Two recent cookbooks for kids are in wirebound form - always helpful when setting a book down on the counter to follow a recipe.
Teddy Toast, by Rosie Wermert and Mari McClurg, illustrated by Bari Weissman (Random House, New York, 1992, $7.99) offers recipes for Teddy Toast and "12 other yummy easy recipes you can make yourself (with a little help from a grownup and very special cookie cutter!)" The plastic, bear-shaped cookie cutter serves as the basis of all the recipes and is included with this book, which could only be described as "cute." Especially helpful for young children, the pictures show what you will need for a recipe
and also illustrate the step-by-step instructions. Recipes are very simple; many of them involve cutting bread and building bear-shaped snacks (biscuits, waffles, toast, and pizza) as well as Ginger Bears (cookies) and Jiggly Bears (gelatin).
Another wirebound favorite is Sunset editors' Best Kids Cookbook (Sunset Publishing Corp., Menlo Park, Calif.; 1992, $9.99).
The book offers more than 50 recipes tested by a panel of children, aged 6 to 14. Tips, safety pointers, a glossary of cooking terms, cooking equipment, techniques, entertaining ideas, even an explainer for the Agriculture Department's food pyramid make this book extremely informative and thorough.

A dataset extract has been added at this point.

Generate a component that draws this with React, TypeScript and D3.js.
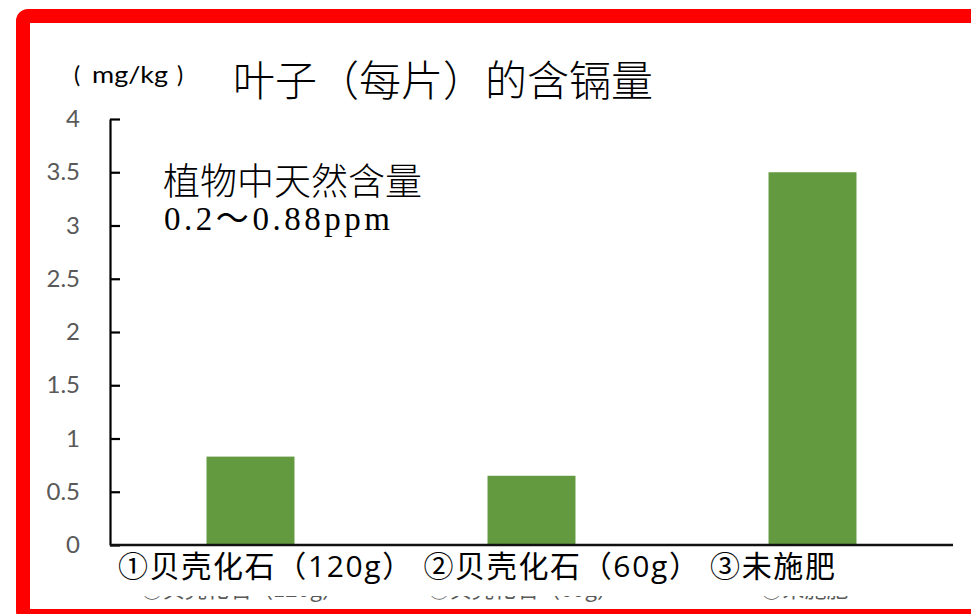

It is also practical, entertaining, and beautifully presented with colorful cartoon illustrations of kids having fun with food and nicely styled photographs of the actual finished dishes. Added attractions include historical tidbits about food, menus for special celebrations (Halloween, Christmas, and Hanukkah), and suggested activities, such as how to do an "everything backwards" dinner.